Bottroper Familie suchte Wohnung bei Facebook
Also entschloss sich das Paar, auf eine andere Art zu suchen: Andreas Czerwinsky postete einen ausführlichen Beitrag in die Facebook-Gruppe „Bock auf Bottrop“, in dem er seine Lage schilderte und was er für eine Wohnung suche – möglichst fünf Zimmer, einen Garten, vielleicht sogar eine Laube und das alles für nicht allzu viel mehr Geld, als die vorherige Wohnung gekostet hat. Das Paar hatte nur 700 Euro Miete bezahlt. „Ich hatte viele negative Reaktionen erwartet, aber die kamen gar nicht“, erzählt der 47-Jährige. Im Gegenteil: Zahlreiche Privatpersonen boten ihm und seiner Patchwork-Familie Wohnraum an.
Eine davon war Sonja, der mit ihrem Mann Jürgen in der Boy ein Haus gehört. Sie wohnen im Obergeschoss, wollen mit Blick aufs fortschreitende Alter nach unten ziehen – ob die obere Wohnung nicht etwas für die Czwerwinskys wäre? Sofort hat sich die Familie die Wohnung angeguckt und war begeistert: groß genug, mit Garten, Laube und Pool. „Das ist der blanke Wahnsinn“, sagt Andreas Czerwinksy. Nach fünf Tagen hatten sie die mündliche Zusage, nach zehn Tagen den Vertrag unterschrieben.

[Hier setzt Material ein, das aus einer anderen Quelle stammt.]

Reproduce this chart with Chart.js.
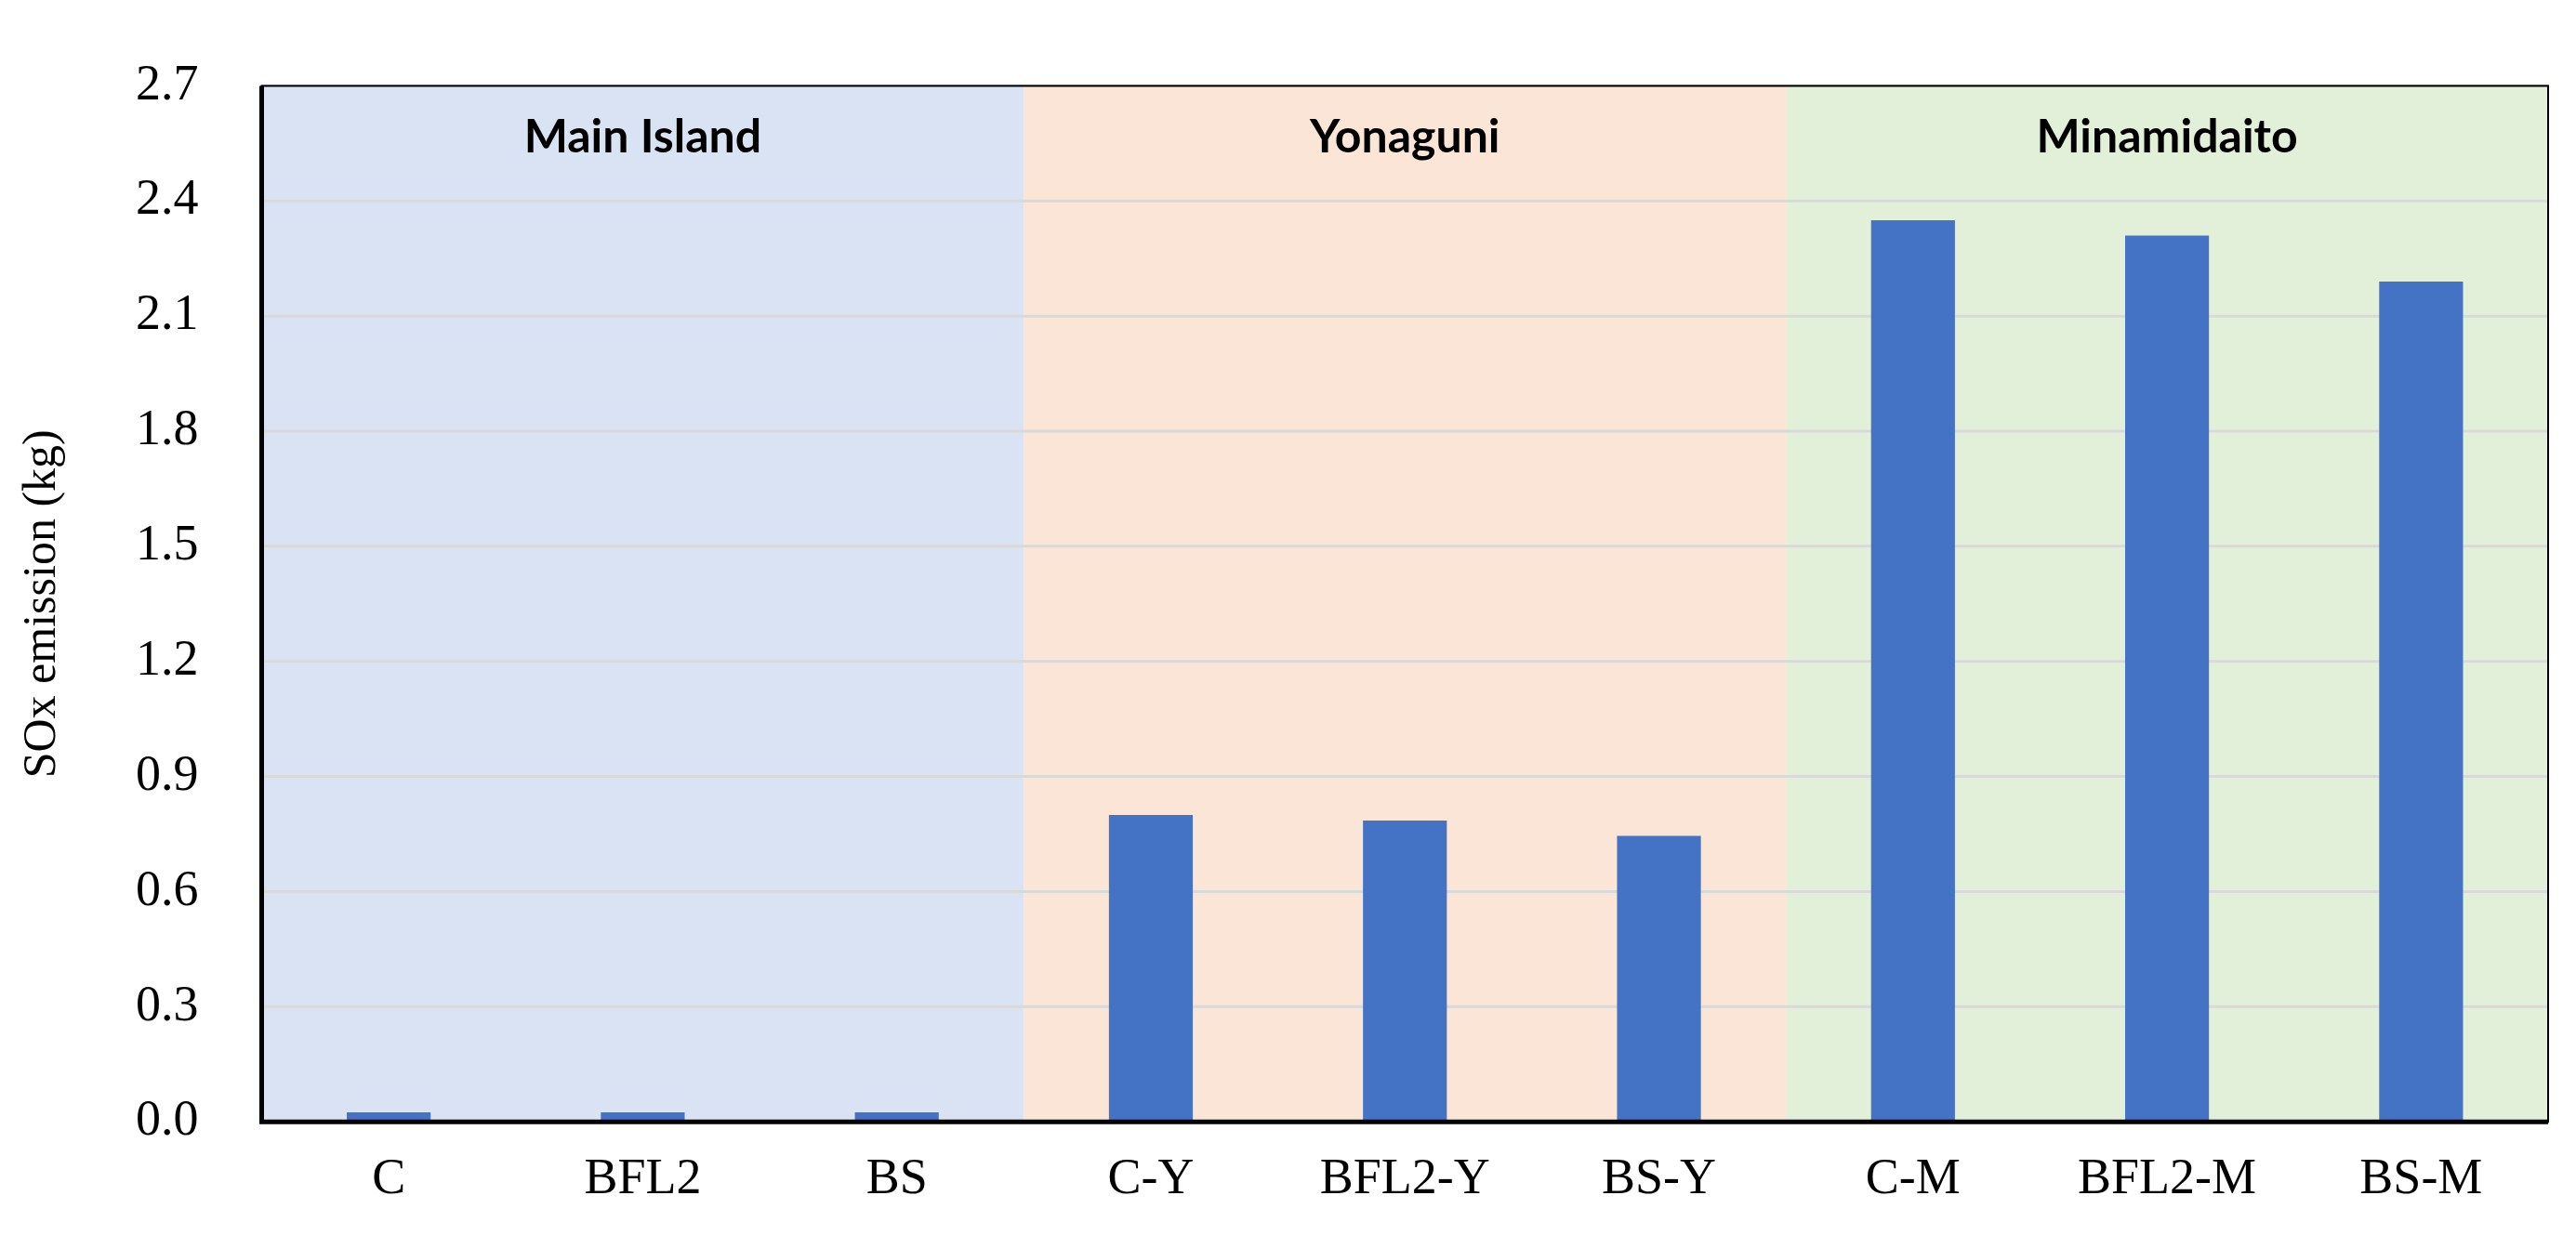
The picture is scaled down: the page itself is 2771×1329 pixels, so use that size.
<!DOCTYPE html>
<html>
<head>
<meta charset="utf-8">
<script src="https://cdn.jsdelivr.net/npm/chart.js@4/dist/chart.umd.min.js"></script>
<style>
  html, body { margin: 0; padding: 0; background: #fff; }
  #wrap { width: 2771px; height: 1329px; }
</style>
</head>
<body>
<div id="wrap"><canvas id="chart"></canvas></div>
<script>
// data
const categories = ['C', 'BFL2', 'BS', 'C-Y', 'BFL2-Y', 'BS-Y', 'C-M', 'BFL2-M', 'BS-M'];
const soxValues  = [0.025, 0.025, 0.025, 0.80, 0.785, 0.745, 2.35, 2.31, 2.19];
const regions      = ['Main Island', 'Yonaguni', 'Minamidaito'];
const regionColors = ['#DAE3F3', '#FBE5D6', '#E2F0D9'];
const regionSize   = 3;

// shaded region bands + their titles, drawn behind the bars
const regionBands = {
  id: 'regionBands',
  beforeDatasetsDraw(chart) {
    const { ctx, chartArea, scales: { x } } = chart;
    const step = (chartArea.right - chartArea.left) / categories.length;
    ctx.save();
    regions.forEach((name, i) => {
      const x0 = x.getPixelForValue(i * regionSize) - step / 2;
      const x1 = x.getPixelForValue(i * regionSize + regionSize - 1) + step / 2;
      ctx.fillStyle = regionColors[i];
      ctx.fillRect(x0, chartArea.top, x1 - x0, chartArea.bottom - chartArea.top);
    });
    // grid lines over the fill
    chart.scales.y.ticks.forEach(t => {
      const py = chart.scales.y.getPixelForValue(t.value);
      ctx.strokeStyle = '#D9D9D9';
      ctx.lineWidth = 3;
      ctx.beginPath();
      ctx.moveTo(chartArea.left, py);
      ctx.lineTo(chartArea.right, py);
      ctx.stroke();
    });
    ctx.fillStyle = '#000';
    ctx.font = 'bold 50px Lato, "Open Sans", sans-serif';
    ctx.textAlign = 'center';
    ctx.textBaseline = 'middle';
    regions.forEach((name, i) => {
      const cx = x.getPixelForValue(i * regionSize + 1);
      ctx.fillText(name, cx, chartArea.top + 55);
    });
    ctx.restore();
  },
  afterDraw(chart) {
    const { ctx, chartArea } = chart;
    ctx.save();
    ctx.strokeStyle = '#000';
    ctx.lineWidth = 2;
    ctx.strokeRect(chartArea.left, chartArea.top, chartArea.right - chartArea.left, chartArea.bottom - chartArea.top);
    ctx.lineWidth = 5;
    ctx.beginPath();
    ctx.moveTo(chartArea.left, chartArea.top);
    ctx.lineTo(chartArea.left, chartArea.bottom);
    ctx.lineTo(chartArea.right, chartArea.bottom);
    ctx.stroke();
    ctx.restore();
  }
};

new Chart(document.getElementById('chart').getContext('2d'), {
  type: 'bar',
  data: {
    labels: categories,
    datasets: [{
      label: 'SOx emission (kg)',
      data: soxValues,
      backgroundColor: '#4472C4',
      barPercentage: 0.33,
      categoryPercentage: 1.0
    }]
  },
  options: {
    responsive: true,
    maintainAspectRatio: false,
    animation: false,
    layout: { padding: { top: 20, right: 30, bottom: 5, left: 12 } },
    plugins: { legend: { display: false }, tooltip: { enabled: false } },
    scales: {
      x: {
        grid: { display: false },
        border: { display: false },
        ticks: { color: '#000', font: { family: '"Liberation Serif", serif', size: 54 }, padding: 22 }
      },
      y: {
        min: 0,
        max: 2.7,
        grid: { display: false },
        border: { display: false },
        ticks: {
          stepSize: 0.3,
          color: '#000',
          font: { family: '"Liberation Serif", serif', size: 54 },
          padding: 60,
          callback: v => v.toFixed(1)
        },
        title: {
          display: true,
          text: 'SOx emission (kg)',
          color: '#000',
          font: { family: '"Liberation Serif", serif', size: 50 },
          padding: { bottom: 10 }
        }
      }
    }
  },
  plugins: [regionBands]
});
</script>
</body>
</html>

Bottroper Familien, die auf engstem Raum leben
„Wir haben es auf den Punkt voll getroffen“, sagt der 47-Jährige. Seine Frau und er renovieren nun die Wohnung, bauen das Dachgeschoss aus und wollen im Februar einziehen. In einem erneuten Facebook-Post hat er sich bedankt für die Hilfsbereitschaft in der Gruppe und vor allem bei Sonja und Jürgen, den „extrem netten Vermietern“.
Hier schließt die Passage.